* _Do this_
Extract word for word the lines of the listing from its start to the line holding "var seriesNames = ['x=0', 'x=0.25', 'x=0.5', 'x=0.75', 'x=1'];", both ends kept; pictures are not part of the copy.

## BEGIN

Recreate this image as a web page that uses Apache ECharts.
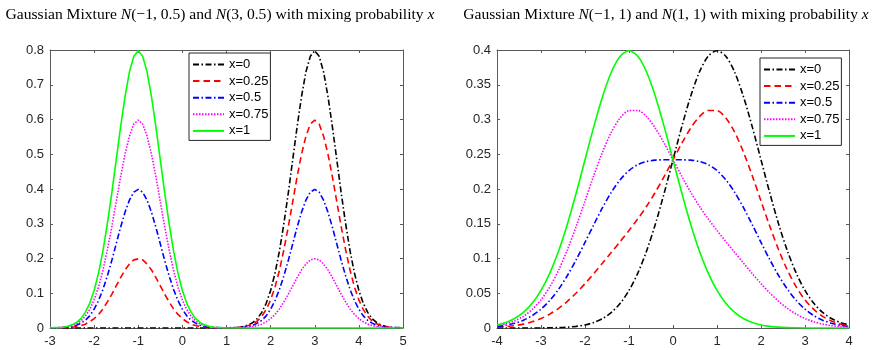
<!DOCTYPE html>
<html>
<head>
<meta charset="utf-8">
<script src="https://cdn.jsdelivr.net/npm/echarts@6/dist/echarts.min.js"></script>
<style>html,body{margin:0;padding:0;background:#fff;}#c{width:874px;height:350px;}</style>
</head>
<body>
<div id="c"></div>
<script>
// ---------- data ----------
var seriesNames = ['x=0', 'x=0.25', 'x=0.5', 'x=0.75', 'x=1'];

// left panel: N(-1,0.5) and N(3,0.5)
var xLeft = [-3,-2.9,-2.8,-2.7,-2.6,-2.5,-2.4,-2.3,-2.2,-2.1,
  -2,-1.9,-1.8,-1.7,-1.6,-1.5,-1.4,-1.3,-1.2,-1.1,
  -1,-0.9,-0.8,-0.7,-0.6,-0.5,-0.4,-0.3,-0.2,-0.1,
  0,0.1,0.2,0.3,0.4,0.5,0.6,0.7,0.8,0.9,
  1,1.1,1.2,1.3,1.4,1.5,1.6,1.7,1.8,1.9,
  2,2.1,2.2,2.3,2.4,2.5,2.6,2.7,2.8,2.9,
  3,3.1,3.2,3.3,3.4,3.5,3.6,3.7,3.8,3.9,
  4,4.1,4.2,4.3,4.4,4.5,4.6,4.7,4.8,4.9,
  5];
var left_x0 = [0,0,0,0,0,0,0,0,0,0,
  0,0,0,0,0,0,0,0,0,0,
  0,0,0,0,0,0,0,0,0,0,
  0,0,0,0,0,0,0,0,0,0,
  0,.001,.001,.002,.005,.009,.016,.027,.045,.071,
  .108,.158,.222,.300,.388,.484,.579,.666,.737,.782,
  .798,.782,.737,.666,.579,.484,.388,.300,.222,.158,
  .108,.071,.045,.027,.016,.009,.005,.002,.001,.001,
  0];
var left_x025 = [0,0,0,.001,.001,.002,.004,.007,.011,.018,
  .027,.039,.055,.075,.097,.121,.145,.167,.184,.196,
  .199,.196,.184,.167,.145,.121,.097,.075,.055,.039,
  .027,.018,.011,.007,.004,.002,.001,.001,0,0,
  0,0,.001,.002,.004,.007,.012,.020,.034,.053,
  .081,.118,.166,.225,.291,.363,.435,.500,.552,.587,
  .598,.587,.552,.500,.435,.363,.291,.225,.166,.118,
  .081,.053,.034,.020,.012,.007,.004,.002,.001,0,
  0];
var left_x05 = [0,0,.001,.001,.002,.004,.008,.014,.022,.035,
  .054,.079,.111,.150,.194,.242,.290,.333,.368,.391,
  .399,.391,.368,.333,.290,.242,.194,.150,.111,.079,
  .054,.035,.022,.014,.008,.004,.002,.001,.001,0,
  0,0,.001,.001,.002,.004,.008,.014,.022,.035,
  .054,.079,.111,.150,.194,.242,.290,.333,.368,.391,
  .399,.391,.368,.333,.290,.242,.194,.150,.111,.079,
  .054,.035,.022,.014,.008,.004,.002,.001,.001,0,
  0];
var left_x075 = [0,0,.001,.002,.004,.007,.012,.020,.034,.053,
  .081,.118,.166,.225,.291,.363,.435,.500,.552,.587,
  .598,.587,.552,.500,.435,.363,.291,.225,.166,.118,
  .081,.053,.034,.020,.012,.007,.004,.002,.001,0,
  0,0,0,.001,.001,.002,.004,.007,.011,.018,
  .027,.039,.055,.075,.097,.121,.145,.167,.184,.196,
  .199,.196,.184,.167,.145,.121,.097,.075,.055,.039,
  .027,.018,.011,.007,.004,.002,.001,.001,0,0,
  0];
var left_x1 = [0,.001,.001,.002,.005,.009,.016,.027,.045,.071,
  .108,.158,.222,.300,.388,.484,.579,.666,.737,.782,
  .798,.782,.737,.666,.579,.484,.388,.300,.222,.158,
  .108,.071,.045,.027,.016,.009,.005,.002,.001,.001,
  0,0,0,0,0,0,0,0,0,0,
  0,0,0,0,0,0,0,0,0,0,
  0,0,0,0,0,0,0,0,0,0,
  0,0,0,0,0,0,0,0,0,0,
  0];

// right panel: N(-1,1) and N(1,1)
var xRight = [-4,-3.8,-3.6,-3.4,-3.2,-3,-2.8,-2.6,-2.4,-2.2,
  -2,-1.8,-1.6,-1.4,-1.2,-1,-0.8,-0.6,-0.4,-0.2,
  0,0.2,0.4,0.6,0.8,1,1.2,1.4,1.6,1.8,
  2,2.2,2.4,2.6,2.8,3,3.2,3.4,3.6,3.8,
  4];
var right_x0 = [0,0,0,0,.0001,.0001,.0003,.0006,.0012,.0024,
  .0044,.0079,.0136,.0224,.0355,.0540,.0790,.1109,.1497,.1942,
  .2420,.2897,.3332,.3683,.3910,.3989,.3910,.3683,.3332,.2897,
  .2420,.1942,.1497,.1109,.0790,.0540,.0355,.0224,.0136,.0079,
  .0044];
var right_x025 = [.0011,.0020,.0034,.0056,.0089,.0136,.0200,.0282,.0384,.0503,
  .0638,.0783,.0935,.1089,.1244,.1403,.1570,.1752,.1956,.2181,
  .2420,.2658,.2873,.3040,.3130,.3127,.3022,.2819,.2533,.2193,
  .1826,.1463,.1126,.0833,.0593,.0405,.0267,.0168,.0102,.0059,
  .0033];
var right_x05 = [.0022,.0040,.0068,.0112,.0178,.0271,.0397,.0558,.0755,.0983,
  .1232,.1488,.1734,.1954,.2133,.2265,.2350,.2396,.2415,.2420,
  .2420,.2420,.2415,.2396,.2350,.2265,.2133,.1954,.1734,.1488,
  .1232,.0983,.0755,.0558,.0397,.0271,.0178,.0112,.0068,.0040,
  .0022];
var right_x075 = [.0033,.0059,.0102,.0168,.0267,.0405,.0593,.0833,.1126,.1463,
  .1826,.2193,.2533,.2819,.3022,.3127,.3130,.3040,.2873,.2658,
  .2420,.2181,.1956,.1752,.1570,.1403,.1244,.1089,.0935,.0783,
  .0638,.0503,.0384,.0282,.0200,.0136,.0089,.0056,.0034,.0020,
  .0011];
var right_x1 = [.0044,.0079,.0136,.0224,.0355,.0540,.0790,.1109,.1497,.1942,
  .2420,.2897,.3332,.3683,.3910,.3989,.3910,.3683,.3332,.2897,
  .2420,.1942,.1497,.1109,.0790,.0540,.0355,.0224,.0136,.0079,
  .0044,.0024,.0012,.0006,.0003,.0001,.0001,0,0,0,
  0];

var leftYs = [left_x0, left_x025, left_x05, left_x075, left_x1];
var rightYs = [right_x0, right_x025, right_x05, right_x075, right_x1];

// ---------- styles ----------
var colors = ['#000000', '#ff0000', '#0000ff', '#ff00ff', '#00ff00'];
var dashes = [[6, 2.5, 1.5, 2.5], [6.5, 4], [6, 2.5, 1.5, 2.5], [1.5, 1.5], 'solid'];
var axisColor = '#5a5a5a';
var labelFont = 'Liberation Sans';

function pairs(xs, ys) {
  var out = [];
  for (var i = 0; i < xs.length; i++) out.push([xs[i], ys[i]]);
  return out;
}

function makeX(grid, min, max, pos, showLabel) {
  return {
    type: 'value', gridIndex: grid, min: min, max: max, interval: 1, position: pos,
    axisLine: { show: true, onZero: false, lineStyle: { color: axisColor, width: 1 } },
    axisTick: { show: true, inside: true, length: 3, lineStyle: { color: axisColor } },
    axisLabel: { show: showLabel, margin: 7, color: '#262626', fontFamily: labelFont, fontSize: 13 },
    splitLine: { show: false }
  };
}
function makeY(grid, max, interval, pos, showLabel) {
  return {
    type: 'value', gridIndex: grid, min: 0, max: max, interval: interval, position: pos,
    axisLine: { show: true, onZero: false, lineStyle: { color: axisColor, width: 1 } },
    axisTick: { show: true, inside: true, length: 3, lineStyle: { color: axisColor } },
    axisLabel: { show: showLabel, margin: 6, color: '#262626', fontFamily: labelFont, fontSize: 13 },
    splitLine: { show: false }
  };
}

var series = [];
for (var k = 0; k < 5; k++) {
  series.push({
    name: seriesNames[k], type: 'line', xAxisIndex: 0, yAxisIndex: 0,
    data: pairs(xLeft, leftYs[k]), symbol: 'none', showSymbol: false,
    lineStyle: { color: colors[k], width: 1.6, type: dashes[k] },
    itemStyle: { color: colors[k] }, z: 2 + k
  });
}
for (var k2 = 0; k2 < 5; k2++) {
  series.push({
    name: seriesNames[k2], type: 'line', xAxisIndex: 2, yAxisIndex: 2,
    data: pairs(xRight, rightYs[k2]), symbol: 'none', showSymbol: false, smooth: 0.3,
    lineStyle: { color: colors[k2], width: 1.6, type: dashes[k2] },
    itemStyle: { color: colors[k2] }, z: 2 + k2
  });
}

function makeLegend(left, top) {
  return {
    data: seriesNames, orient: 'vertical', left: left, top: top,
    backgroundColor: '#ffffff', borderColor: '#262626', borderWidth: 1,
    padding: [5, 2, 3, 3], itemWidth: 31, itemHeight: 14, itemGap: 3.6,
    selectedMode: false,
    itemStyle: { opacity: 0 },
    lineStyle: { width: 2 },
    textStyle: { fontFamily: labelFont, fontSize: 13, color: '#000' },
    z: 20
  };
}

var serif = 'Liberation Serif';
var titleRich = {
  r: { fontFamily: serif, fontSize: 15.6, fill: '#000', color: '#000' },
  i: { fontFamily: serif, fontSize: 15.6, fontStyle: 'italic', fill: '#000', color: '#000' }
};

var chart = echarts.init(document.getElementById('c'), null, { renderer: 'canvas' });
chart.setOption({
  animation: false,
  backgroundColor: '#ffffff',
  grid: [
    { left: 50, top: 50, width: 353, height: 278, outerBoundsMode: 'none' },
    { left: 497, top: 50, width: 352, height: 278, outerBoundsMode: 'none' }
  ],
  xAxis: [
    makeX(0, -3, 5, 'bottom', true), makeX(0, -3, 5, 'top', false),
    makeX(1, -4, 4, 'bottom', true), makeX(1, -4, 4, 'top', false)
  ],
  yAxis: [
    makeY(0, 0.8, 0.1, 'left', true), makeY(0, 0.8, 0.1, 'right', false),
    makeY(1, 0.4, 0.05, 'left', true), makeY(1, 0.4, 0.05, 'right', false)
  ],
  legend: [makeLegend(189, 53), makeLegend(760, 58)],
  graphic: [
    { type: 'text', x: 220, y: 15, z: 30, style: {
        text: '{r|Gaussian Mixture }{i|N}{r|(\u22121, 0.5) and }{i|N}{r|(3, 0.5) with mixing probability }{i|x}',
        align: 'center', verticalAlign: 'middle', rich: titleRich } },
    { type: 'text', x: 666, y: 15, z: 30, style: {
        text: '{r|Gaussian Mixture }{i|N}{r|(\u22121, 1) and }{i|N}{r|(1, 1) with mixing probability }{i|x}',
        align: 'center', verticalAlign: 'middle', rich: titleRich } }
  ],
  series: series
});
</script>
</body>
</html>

## END

* _Solution_
Recreate this image as a web page that uses Apache ECharts.
<!DOCTYPE html>
<html>
<head>
<meta charset="utf-8">
<script src="https://cdn.jsdelivr.net/npm/echarts@6/dist/echarts.min.js"></script>
<style>html,body{margin:0;padding:0;background:#fff;}#c{width:874px;height:350px;}</style>
</head>
<body>
<div id="c"></div>
<script>
// ---------- data ----------
var seriesNames = ['x=0', 'x=0.25', 'x=0.5', 'x=0.75', 'x=1'];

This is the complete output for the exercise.